- _Records provided_

◆ ◆ ◆

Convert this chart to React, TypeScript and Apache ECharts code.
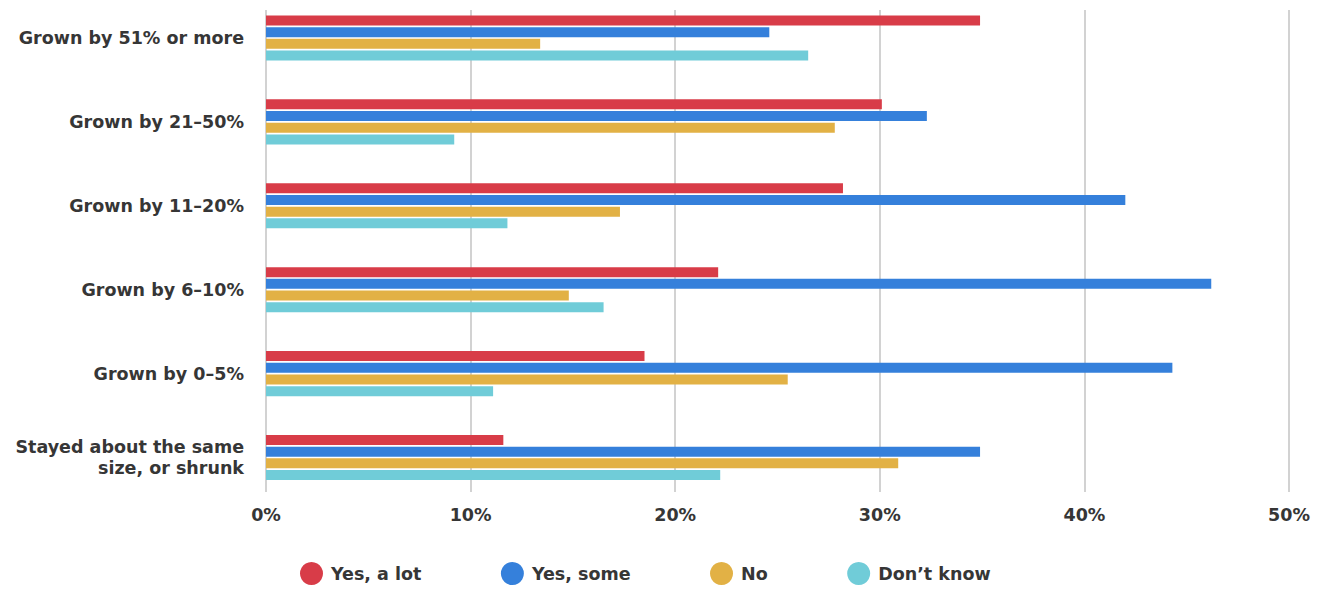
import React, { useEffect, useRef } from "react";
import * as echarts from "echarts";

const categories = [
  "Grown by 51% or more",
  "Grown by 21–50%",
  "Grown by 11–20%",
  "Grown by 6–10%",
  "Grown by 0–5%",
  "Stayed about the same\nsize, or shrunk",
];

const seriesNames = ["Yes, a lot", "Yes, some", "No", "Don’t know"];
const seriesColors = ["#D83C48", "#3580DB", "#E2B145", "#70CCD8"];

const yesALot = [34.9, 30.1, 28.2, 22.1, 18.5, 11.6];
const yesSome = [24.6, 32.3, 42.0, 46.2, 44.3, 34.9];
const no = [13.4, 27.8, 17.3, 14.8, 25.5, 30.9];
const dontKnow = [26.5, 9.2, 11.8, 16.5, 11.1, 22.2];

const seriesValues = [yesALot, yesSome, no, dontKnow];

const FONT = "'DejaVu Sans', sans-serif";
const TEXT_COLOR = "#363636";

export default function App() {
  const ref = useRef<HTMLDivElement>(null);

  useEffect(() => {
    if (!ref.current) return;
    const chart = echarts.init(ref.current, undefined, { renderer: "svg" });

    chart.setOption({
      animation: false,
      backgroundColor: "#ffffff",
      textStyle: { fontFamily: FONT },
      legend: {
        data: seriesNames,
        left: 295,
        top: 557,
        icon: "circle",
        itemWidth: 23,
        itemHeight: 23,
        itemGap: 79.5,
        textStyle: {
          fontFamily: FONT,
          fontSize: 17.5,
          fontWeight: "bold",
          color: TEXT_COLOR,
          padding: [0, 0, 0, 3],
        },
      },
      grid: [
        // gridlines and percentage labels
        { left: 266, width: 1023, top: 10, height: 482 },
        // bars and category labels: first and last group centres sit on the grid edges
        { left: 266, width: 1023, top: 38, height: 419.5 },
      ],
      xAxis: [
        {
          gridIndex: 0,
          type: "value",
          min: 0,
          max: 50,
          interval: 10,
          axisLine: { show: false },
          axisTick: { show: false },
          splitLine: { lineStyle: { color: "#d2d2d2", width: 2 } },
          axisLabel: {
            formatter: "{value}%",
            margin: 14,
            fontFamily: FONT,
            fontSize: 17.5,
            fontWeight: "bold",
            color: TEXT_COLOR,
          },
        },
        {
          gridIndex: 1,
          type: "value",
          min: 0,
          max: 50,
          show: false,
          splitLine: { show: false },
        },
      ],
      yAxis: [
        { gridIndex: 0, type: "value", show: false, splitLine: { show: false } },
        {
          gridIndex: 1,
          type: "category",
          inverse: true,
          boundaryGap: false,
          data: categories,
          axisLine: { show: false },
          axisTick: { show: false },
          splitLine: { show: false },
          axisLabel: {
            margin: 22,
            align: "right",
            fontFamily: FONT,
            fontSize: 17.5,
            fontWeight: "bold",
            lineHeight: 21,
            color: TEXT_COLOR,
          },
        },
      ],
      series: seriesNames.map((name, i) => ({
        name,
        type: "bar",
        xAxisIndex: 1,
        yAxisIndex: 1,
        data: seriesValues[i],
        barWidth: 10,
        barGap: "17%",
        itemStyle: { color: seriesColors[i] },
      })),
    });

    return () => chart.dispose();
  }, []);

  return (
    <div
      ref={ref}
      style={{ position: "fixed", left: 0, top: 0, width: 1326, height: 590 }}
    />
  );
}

◆ ◆ ◆

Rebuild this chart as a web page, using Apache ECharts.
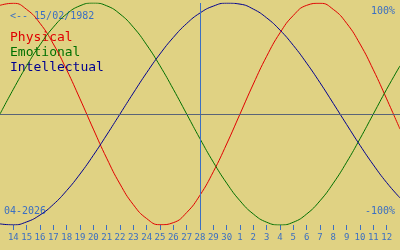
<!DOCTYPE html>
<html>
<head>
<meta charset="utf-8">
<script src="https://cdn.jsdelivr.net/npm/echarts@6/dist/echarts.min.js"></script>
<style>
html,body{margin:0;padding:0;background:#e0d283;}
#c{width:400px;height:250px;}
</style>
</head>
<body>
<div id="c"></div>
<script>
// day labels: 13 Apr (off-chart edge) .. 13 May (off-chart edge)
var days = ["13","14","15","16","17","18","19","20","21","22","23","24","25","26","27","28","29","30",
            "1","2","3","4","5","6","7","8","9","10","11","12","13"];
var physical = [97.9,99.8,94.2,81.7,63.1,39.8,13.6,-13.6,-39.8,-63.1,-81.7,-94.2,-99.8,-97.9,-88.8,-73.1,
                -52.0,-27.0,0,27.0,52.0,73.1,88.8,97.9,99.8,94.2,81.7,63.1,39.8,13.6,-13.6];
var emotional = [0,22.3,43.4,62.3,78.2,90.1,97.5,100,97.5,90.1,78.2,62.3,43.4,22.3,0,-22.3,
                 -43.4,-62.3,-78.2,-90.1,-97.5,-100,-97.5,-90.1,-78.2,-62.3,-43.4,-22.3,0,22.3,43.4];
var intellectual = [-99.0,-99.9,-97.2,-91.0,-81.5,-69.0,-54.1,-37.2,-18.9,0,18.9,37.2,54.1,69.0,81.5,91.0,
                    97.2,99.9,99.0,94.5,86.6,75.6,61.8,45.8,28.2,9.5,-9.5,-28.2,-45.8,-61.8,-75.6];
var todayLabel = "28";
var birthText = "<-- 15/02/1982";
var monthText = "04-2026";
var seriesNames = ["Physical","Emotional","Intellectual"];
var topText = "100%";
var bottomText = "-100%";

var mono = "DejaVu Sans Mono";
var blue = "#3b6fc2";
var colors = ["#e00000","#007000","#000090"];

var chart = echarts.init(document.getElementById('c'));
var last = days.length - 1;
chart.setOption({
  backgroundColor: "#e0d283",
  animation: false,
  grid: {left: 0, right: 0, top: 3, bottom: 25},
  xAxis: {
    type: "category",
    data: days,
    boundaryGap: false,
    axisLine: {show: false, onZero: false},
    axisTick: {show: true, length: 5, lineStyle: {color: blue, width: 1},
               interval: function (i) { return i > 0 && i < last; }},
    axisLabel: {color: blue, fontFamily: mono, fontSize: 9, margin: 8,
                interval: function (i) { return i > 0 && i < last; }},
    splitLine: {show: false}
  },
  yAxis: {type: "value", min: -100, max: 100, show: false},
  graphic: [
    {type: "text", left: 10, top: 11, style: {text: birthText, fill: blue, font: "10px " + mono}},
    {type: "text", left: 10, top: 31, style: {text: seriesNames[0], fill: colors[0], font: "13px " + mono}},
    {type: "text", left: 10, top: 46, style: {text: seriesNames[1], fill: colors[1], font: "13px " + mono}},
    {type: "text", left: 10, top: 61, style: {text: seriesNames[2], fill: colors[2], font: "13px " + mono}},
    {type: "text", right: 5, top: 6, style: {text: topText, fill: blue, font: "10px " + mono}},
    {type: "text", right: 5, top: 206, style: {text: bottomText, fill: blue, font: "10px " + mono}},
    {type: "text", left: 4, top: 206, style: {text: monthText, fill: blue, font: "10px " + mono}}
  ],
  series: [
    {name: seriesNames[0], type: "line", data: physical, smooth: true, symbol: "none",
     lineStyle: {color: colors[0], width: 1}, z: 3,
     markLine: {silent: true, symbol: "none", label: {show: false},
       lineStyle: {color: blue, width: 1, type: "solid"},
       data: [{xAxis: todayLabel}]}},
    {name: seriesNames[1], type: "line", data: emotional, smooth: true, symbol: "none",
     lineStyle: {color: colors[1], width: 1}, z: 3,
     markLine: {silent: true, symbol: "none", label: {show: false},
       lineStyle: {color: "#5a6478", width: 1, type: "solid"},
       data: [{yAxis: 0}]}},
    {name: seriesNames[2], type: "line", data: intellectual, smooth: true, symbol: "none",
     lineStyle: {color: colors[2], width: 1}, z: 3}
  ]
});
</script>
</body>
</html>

◆ ◆ ◆

- _What you are asked to do_
List every line above containing the word "this".

- _Result_
Convert this chart to React, TypeScript and Apache ECharts code.
Rebuild this chart as a web page, using Apache ECharts.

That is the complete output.